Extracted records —
#####

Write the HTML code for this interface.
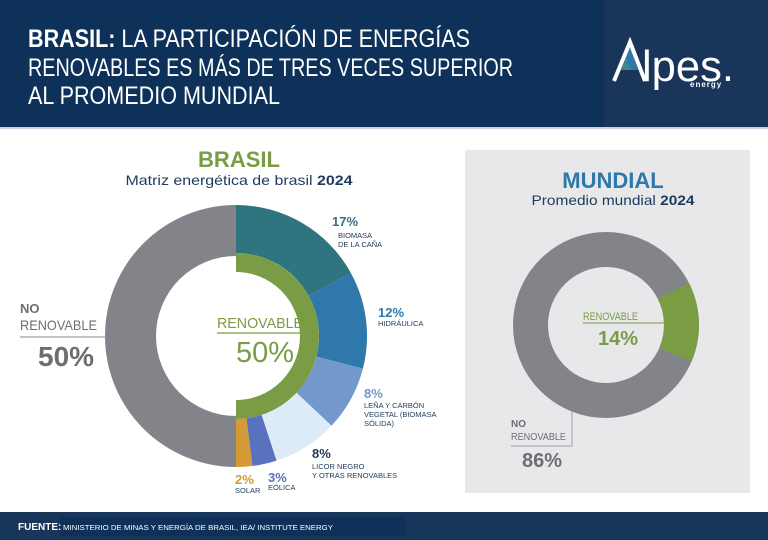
<!DOCTYPE html>
<html><head><meta charset="utf-8"><style>
html,body{margin:0;padding:0;background:#fff;}
svg{display:block;}
text{font-family:"Liberation Sans",sans-serif;}
</style></head><body>
<svg width="768" height="540" viewBox="0 0 768 540" xmlns="http://www.w3.org/2000/svg">
<rect x="0" y="0" width="768" height="127" fill="#0d3158"/>
<rect x="604" y="0" width="164" height="127" fill="#1a355a"/>
<rect x="0" y="127" width="768" height="2" fill="#c9d2dc"/>
<g fill="#fff" font-size="25">
<text x="28" y="47" textLength="442" lengthAdjust="spacingAndGlyphs"><tspan font-weight="bold">BRASIL:</tspan> LA PARTICIPACIÓN DE ENERGÍAS</text>
<text x="28" y="76" textLength="485" lengthAdjust="spacingAndGlyphs">RENOVABLES ES MÁS DE TRES VECES SUPERIOR</text>
<text x="28" y="104" textLength="252" lengthAdjust="spacingAndGlyphs">AL PROMEDIO MUNDIAL</text>
</g>
<!-- logo -->
<polygon points="624,61 630,46 638,70 628,70" fill="#2e78ab"/>
<polygon points="621,70 626,58 631,70" fill="#3a8a86"/>
<polyline points="614,81 630,42 645,81" fill="none" stroke="#fff" stroke-width="4"/>
<text x="642" y="81" fill="#fff" font-size="44" textLength="92" lengthAdjust="spacingAndGlyphs">lpes.</text>
<text x="690" y="87" fill="#fff" font-size="8" font-weight="bold" letter-spacing="1">energy</text>

<!-- BRASIL -->
<text x="239" y="167" text-anchor="middle" fill="#7a9c45" font-size="22" font-weight="bold">BRASIL</text>
<text x="239" y="185" text-anchor="middle" fill="#1e3a5c" font-size="14" textLength="227" lengthAdjust="spacingAndGlyphs">Matriz energética de brasil <tspan font-weight="bold">2024</tspan></text>

<path d="M236,205 A131,131 0 0 0 236,467 L236,416 A80,80 0 0 1 236,256 Z" fill="#838489"/>
<path d="M236,205 A131,131 0 0 1 350.8,272.9 L308.7,296 A83,83 0 0 0 236,253 Z" fill="#2e7580"/>
<path d="M350.8,272.9 A131,131 0 0 1 362.9,368.6 L316.4,356.6 A83,83 0 0 0 308.7,296 Z" fill="#2e78ab"/>
<path d="M362.9,368.6 A131,131 0 0 1 331.5,425.7 L296.5,392.8 A83,83 0 0 0 316.4,356.6 Z" fill="#7298cc"/>
<path d="M331.5,425.7 A131,131 0 0 1 276.5,460.6 L261.6,414.9 A83,83 0 0 0 296.5,392.8 Z" fill="#ddeaf7"/>
<path d="M276.5,460.6 A131,131 0 0 1 252.4,466 L246.4,418.3 A83,83 0 0 0 261.6,414.9 Z" fill="#5872bf"/>
<path d="M252.4,466 A131,131 0 0 1 236,467 L236,419 A83,83 0 0 0 246.4,418.3 Z" fill="#d39a35"/>
<path d="M236,262.5 A73.5,73.5 0 0 1 236,409.5" fill="none" stroke="#7a9c45" stroke-width="19"/>

<text x="217" y="328" fill="#7a9c45" font-size="15" textLength="86" lengthAdjust="spacingAndGlyphs">RENOVABLE</text>
<line x1="217" y1="333" x2="302" y2="333" stroke="#7a9c45" stroke-width="1.2"/>
<text x="236" y="362" fill="#7a9c45" font-size="29" textLength="58" lengthAdjust="spacingAndGlyphs">50%</text>

<text x="20" y="313" fill="#6d6e72" font-size="13" font-weight="bold">NO</text>
<text x="20" y="330" fill="#6d6e72" font-size="14" textLength="77" lengthAdjust="spacingAndGlyphs">RENOVABLE</text>
<line x1="20" y1="337" x2="106" y2="337" stroke="#a0a1a5" stroke-width="1.2"/>
<text x="38" y="366" fill="#6d6e72" font-size="28" font-weight="bold">50%</text>

<g font-size="7.5">
<text x="332" y="226" fill="#2e7580" font-size="13" font-weight="bold">17%</text>
<text x="338" y="238" fill="#1e3a5c">BIOMASA</text>
<text x="338" y="247" fill="#1e3a5c">DE LA CAÑA</text>
<text x="378" y="317" fill="#2e78ab" font-size="13" font-weight="bold">12%</text>
<text x="378" y="326" fill="#1e3a5c">HIDRÁULICA</text>
<text x="364" y="398" fill="#7298cc" font-size="13" font-weight="bold">8%</text>
<text x="364" y="408" fill="#1e3a5c">LEÑA Y CARBÓN</text>
<text x="364" y="417" fill="#1e3a5c">VEGETAL (BIOMASA</text>
<text x="364" y="426" fill="#1e3a5c">SÓLIDA)</text>
<text x="312" y="458" fill="#1e3a5c" font-size="13" font-weight="bold">8%</text>
<text x="312" y="469" fill="#1e3a5c">LICOR NEGRO</text>
<text x="312" y="478" fill="#1e3a5c">Y OTRAS RENOVABLES</text>
<text x="268" y="482" fill="#5872bf" font-size="13" font-weight="bold">3%</text>
<text x="268" y="490" fill="#1e3a5c">EÓLICA</text>
<text x="235" y="484" fill="#d39a35" font-size="13" font-weight="bold">2%</text>
<text x="235" y="493" fill="#1e3a5c">SOLAR</text>
</g>

<!-- MUNDIAL -->
<rect x="465" y="150" width="285" height="343" fill="#e8e8ea"/>
<text x="613" y="188" text-anchor="middle" fill="#2e78ab" font-size="22" font-weight="bold">MUNDIAL</text>
<text x="613" y="205" text-anchor="middle" fill="#1e3a5c" font-size="14" textLength="163" lengthAdjust="spacingAndGlyphs">Promedio mundial <tspan font-weight="bold">2024</tspan></text>
<circle cx="606" cy="325" r="75.5" fill="none" stroke="#838489" stroke-width="35"/>
<path d="M688.9,282.8 A93,93 0 0 1 691.6,361.3 L659.4,347.7 A58,58 0 0 0 657.7,298.7 Z" fill="#7a9c45"/>
<text x="583" y="320" fill="#7a9c45" font-size="11" textLength="55" lengthAdjust="spacingAndGlyphs">RENOVABLE</text>
<line x1="583" y1="323" x2="664" y2="323" stroke="#7a9c45" stroke-width="1"/>
<text x="598" y="345" fill="#7a9c45" font-size="20" font-weight="bold">14%</text>
<text x="511" y="427" fill="#6d6e72" font-size="10" font-weight="bold">NO</text>
<text x="511" y="440" fill="#6d6e72" font-size="10" textLength="55" lengthAdjust="spacingAndGlyphs">RENOVABLE</text>
<polyline points="572,411 572,446 511,446" fill="none" stroke="#a0a1a5" stroke-width="1"/>
<text x="522" y="467" fill="#6d6e72" font-size="20" font-weight="bold">86%</text>

<!-- footer -->
<rect x="0" y="512" width="768" height="28" fill="#17365a"/>
<rect x="60" y="517" width="346" height="19" fill="#0f3159"/>
<text x="18" y="530" fill="#fff" font-size="10" font-weight="bold">FUENTE:</text>
<text x="63" y="530" fill="#fff" font-size="7.5" textLength="270" lengthAdjust="spacingAndGlyphs">MINISTERIO DE MINAS Y ENERGÍA DE BRASIL, IEA/ INSTITUTE ENERGY</text>
</svg>
</body></html>
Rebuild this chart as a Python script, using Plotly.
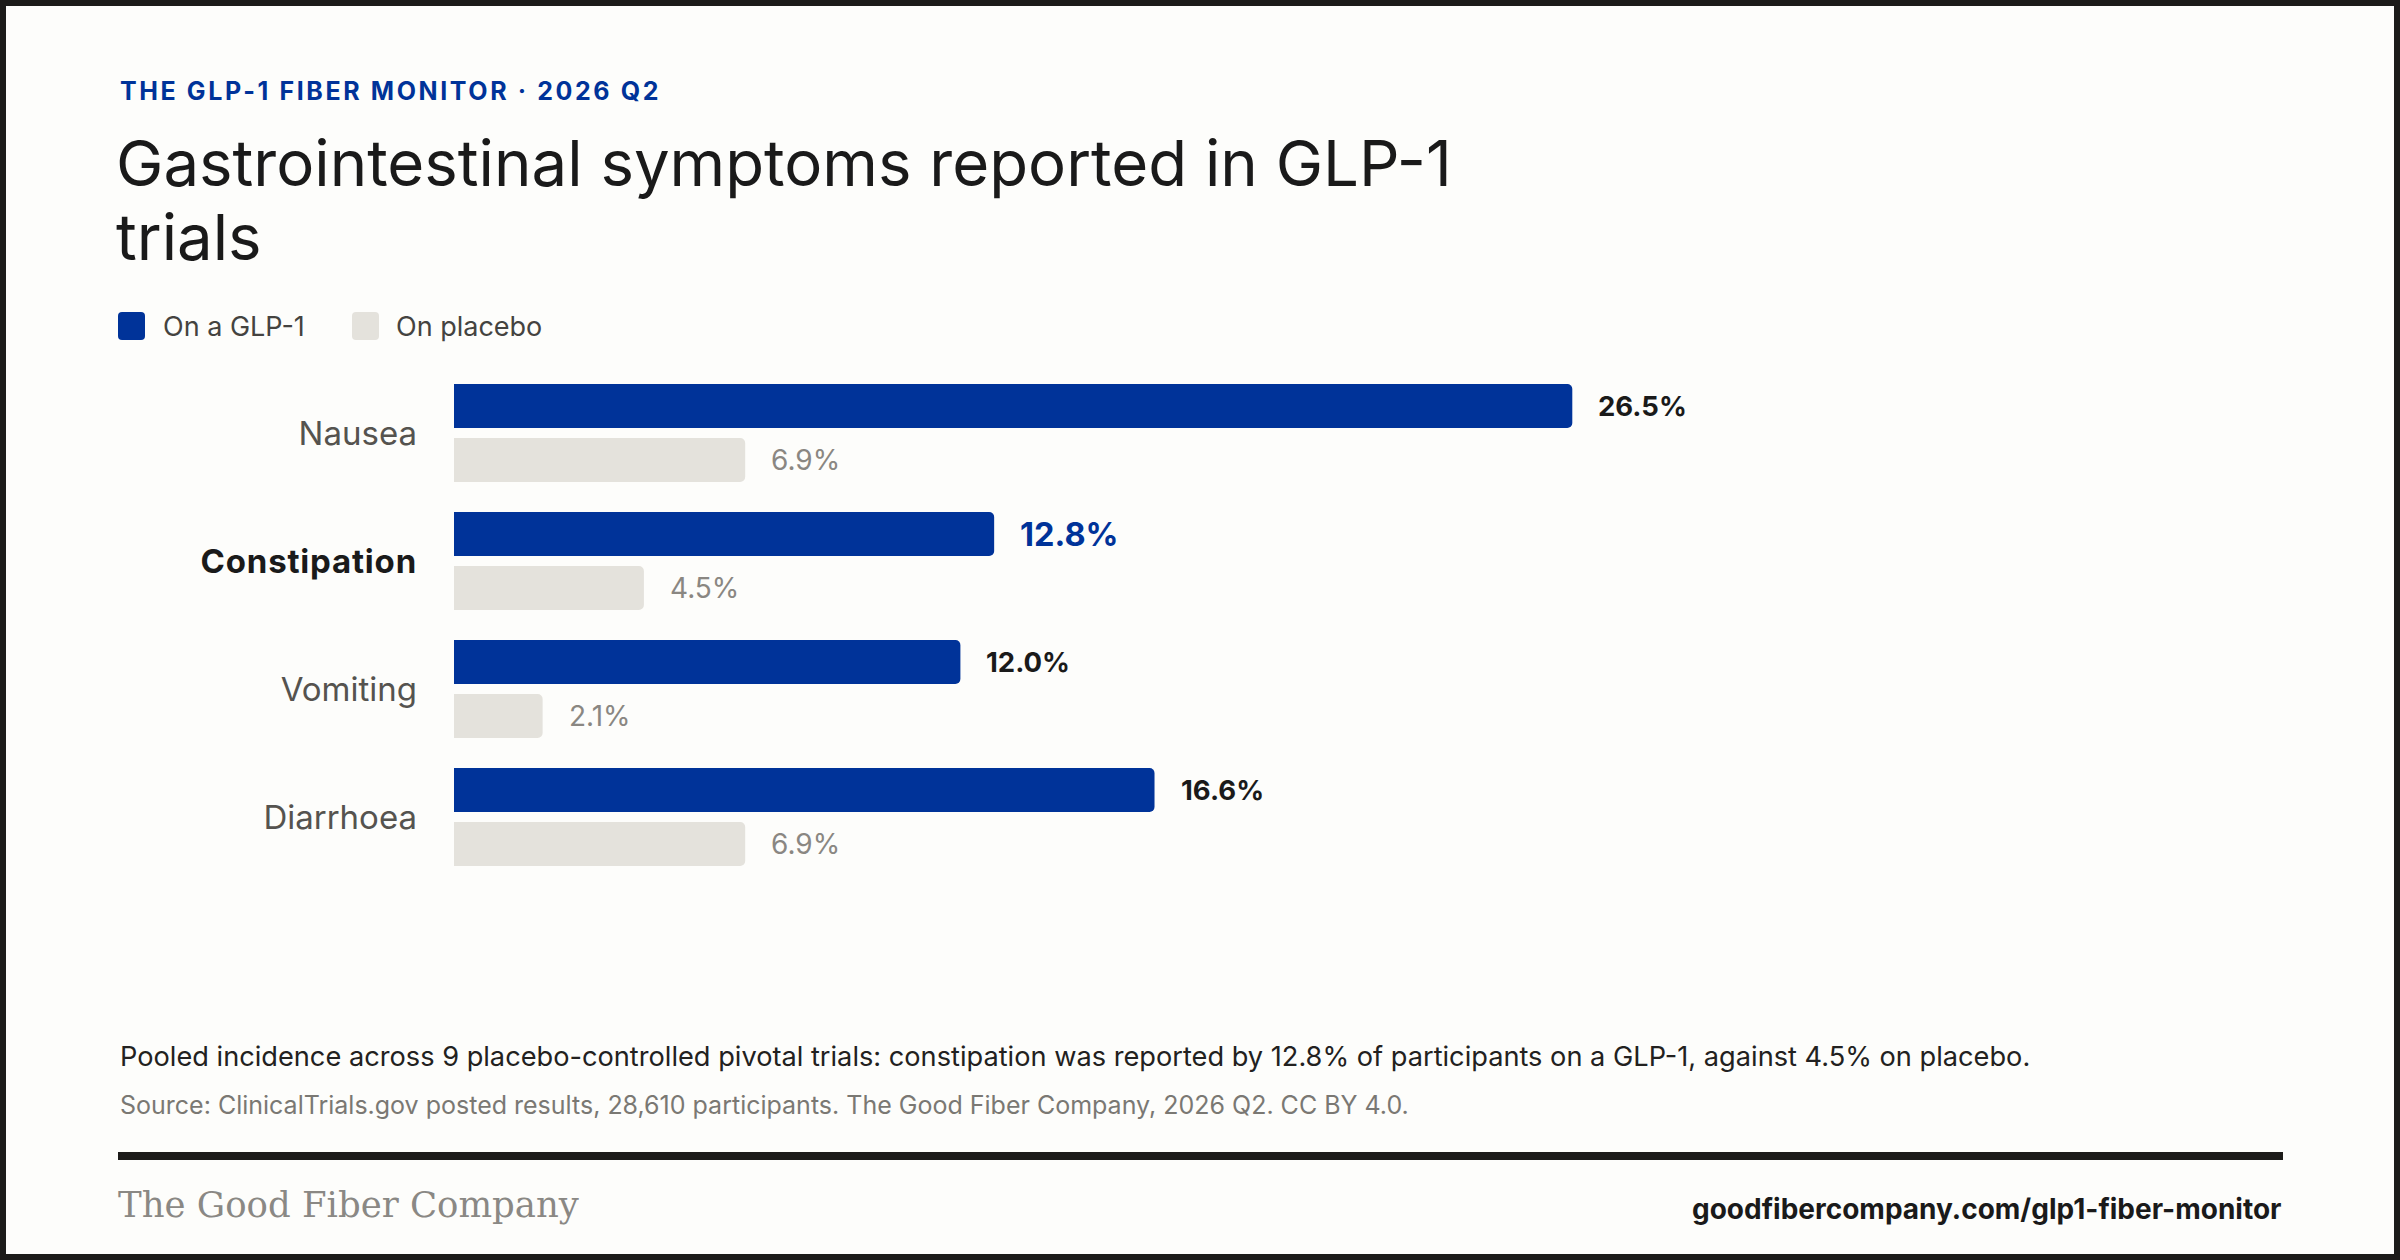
import plotly.graph_objects as go

# ---------------- data ----------------
categories = ["Nausea", "Constipation", "Vomiting", "Diarrhoea"]
glp1_values = [26.5, 12.8, 12.0, 16.6]
placebo_values = [6.9, 4.5, 2.1, 6.9]
series_names = ["On a GLP-1", "On placebo"]
highlight = "Constipation"

kicker = "THE GLP-1 FIBER MONITOR · 2026 Q2"
title_lines = ["Gastrointestinal symptoms reported in GLP-1", "trials"]
note = ("Pooled incidence across 9 placebo-controlled pivotal trials: constipation was "
        "reported by 12.8% of participants on a GLP-1, against 4.5% on placebo.")
source = ("Source: ClinicalTrials.gov posted results, 28,610 participants. "
          "The Good Fiber Company, 2026 Q2. CC BY 4.0.")
brand = "The Good Fiber Company"
url = "goodfibercompany.com/glp1-fiber-monitor"

# ---------------- style ----------------
W, H = 2400, 1260
ML, MR, MT, MB = 454, 680, 369, 379
PW, PH = W - ML - MR, H - MT - MB
XMAX = 30

BLUE = "#003399"
PLACEBO = "#e4e2dc"
BG = "#fdfdfb"
INK = "#1c1b19"
SANS = "Inter"
SERIF = "DejaVu Serif"


def px(x):
    return (x - ML) / PW


def py(y):
    return 1 - (y - MT) / PH


def rounded_rect(x0, y0, x1, y1, r):
    X = lambda v: px(v)
    Y = lambda v: py(v)
    return (f"M{X(x0 + r)},{Y(y0)} L{X(x1 - r)},{Y(y0)} Q{X(x1)},{Y(y0)} {X(x1)},{Y(y0 + r)} "
            f"L{X(x1)},{Y(y1 - r)} Q{X(x1)},{Y(y1)} {X(x1 - r)},{Y(y1)} "
            f"L{X(x0 + r)},{Y(y1)} Q{X(x0)},{Y(y1)} {X(x0)},{Y(y1 - r)} "
            f"L{X(x0)},{Y(y0 + r)} Q{X(x0)},{Y(y0)} {X(x0 + r)},{Y(y0)} Z")


fig = go.Figure()
fig.add_trace(go.Bar(
    y=categories, x=glp1_values, name=series_names[0], orientation="h",
    marker=dict(color=BLUE, cornerradius=5, line=dict(width=0)),
    hoverinfo="skip",
))
fig.add_trace(go.Bar(
    y=categories, x=placebo_values, name=series_names[1], orientation="h",
    marker=dict(color=PLACEBO, cornerradius=5, line=dict(width=0)),
    hoverinfo="skip",
))

ticktext = [f"<b><span style='color:#1a1a1a;letter-spacing:0.8px'>{c}</span></b>"
            if c == highlight else c for c in categories]

annotations = []
# value labels
for c, v in zip(categories, glp1_values):
    hl = c == highlight
    annotations.append(dict(
        x=v, y=c, xref="x", yref="y", text=f"{v:.1f}%", showarrow=False,
        xanchor="left", yanchor="middle", xshift=24, yshift=27,
        font=dict(family=SANS, size=32.5 if hl else 27.5, color=BLUE if hl else "#1a1a1a",
                  weight=700 if hl else 650),
    ))
for c, v in zip(categories, placebo_values):
    annotations.append(dict(
        x=v, y=c, xref="x", yref="y", text=f"{v:.1f}%", showarrow=False,
        xanchor="left", yanchor="middle", xshift=24, yshift=-27,
        font=dict(family=SANS, size=28, color="#8a8782"),
    ))

# header texts
annotations.append(dict(x=px(118), y=py(91), xref="paper", yref="paper",
                        text=f"<span style='letter-spacing:2.6px'>{kicker}</span>",
                        showarrow=False, xanchor="left", yanchor="middle",
                        font=dict(family=SANS, size=25, color=BLUE, weight=700)))
annotations.append(dict(x=px(114), y=py(162), xref="paper", yref="paper", text=title_lines[0],
                        showarrow=False, xanchor="left", yanchor="middle",
                        font=dict(family=SANS, size=63.5, color="#1a1a1a")))
annotations.append(dict(x=px(114), y=py(236), xref="paper", yref="paper", text=title_lines[1],
                        showarrow=False, xanchor="left", yanchor="middle",
                        font=dict(family=SANS, size=63.5, color="#1a1a1a")))

# legend
shapes = []
legend_items = [(series_names[0], BLUE, 118, 161), (series_names[1], PLACEBO, 352, 394)]
for name, col, sx, tx in legend_items:
    shapes.append(dict(type="path", xref="paper", yref="paper",
                       path=rounded_rect(sx, 312, sx + 27, 340, 4),
                       fillcolor=col, line=dict(width=0)))
    annotations.append(dict(x=px(tx), y=py(326), xref="paper", yref="paper", text=name,
                            showarrow=False, xanchor="left", yanchor="middle",
                            font=dict(family=SANS, size=27, color="#444340")))

# footer
annotations.append(dict(x=px(118), y=py(1056), xref="paper", yref="paper", text=note,
                        showarrow=False, xanchor="left", yanchor="middle",
                        font=dict(family=SANS, size=27.2, color="#222120")))
annotations.append(dict(x=px(118), y=py(1105), xref="paper", yref="paper", text=source,
                        showarrow=False, xanchor="left", yanchor="middle",
                        font=dict(family=SANS, size=25, color="#7a7873")))
annotations.append(dict(x=px(116), y=py(1204), xref="paper", yref="paper", text=brand,
                        showarrow=False, xanchor="left", yanchor="middle",
                        font=dict(family=SERIF, size=35.5, color="#8a8884")))
annotations.append(dict(x=px(2283), y=py(1209), xref="paper", yref="paper", text=url,
                        showarrow=False, xanchor="right", yanchor="middle",
                        font=dict(family=SANS, size=28, color="#1a1a1a", weight=700)))

# rule and frame
shapes.append(dict(type="line", xref="paper", yref="paper", x0=px(118), x1=px(2283),
                   y0=py(1156), y1=py(1156), line=dict(color=INK, width=8)))
shapes.append(dict(type="rect", xref="paper", yref="paper", x0=px(3), x1=px(W - 3),
                   y0=py(3), y1=py(H - 3), line=dict(color=INK, width=6),
                   fillcolor="rgba(0,0,0,0)"))

fig.update_layout(
    width=W, height=H,
    margin=dict(l=ML, r=MR, t=MT, b=MB, pad=0),
    paper_bgcolor=BG, plot_bgcolor=BG,
    barmode="group", bargap=0.156, bargroupgap=0.185,
    showlegend=False,
    xaxis=dict(range=[0, XMAX], visible=False, fixedrange=True),
    yaxis=dict(autorange="reversed", tickmode="array", tickvals=categories,
               ticktext=ticktext, ticks="", showline=False, showgrid=False,
               zeroline=False, ticklabelstandoff=36,
               tickfont=dict(family=SANS, size=33, color="#55534f"), fixedrange=True),
    annotations=annotations, shapes=shapes,
    hovermode=False,
)

fig.write_html(
    "out.html",
    config={"displayModeBar": False},
    post_script="document.body.style.margin='0';document.body.style.padding='0';"
                "document.body.style.background='%s';" % BG,
)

#####

Exercise task — Above are some entries; copy exactly the lines from the line with "Rebuild this chart" through the line with "return 1 - (y - MT) / PH", both included, but none of the pictures.

Full output —
Rebuild this chart as a Python script, using Plotly.
import plotly.graph_objects as go

# ---------------- data ----------------
categories = ["Nausea", "Constipation", "Vomiting", "Diarrhoea"]
glp1_values = [26.5, 12.8, 12.0, 16.6]
placebo_values = [6.9, 4.5, 2.1, 6.9]
series_names = ["On a GLP-1", "On placebo"]
highlight = "Constipation"

kicker = "THE GLP-1 FIBER MONITOR · 2026 Q2"
title_lines = ["Gastrointestinal symptoms reported in GLP-1", "trials"]
note = ("Pooled incidence across 9 placebo-controlled pivotal trials: constipation was "
        "reported by 12.8% of participants on a GLP-1, against 4.5% on placebo.")
source = ("Source: ClinicalTrials.gov posted results, 28,610 participants. "
          "The Good Fiber Company, 2026 Q2. CC BY 4.0.")
brand = "The Good Fiber Company"
url = "goodfibercompany.com/glp1-fiber-monitor"

# ---------------- style ----------------
W, H = 2400, 1260
ML, MR, MT, MB = 454, 680, 369, 379
PW, PH = W - ML - MR, H - MT - MB
XMAX = 30

BLUE = "#003399"
PLACEBO = "#e4e2dc"
BG = "#fdfdfb"
INK = "#1c1b19"
SANS = "Inter"
SERIF = "DejaVu Serif"


def px(x):
    return (x - ML) / PW


def py(y):
    return 1 - (y - MT) / PH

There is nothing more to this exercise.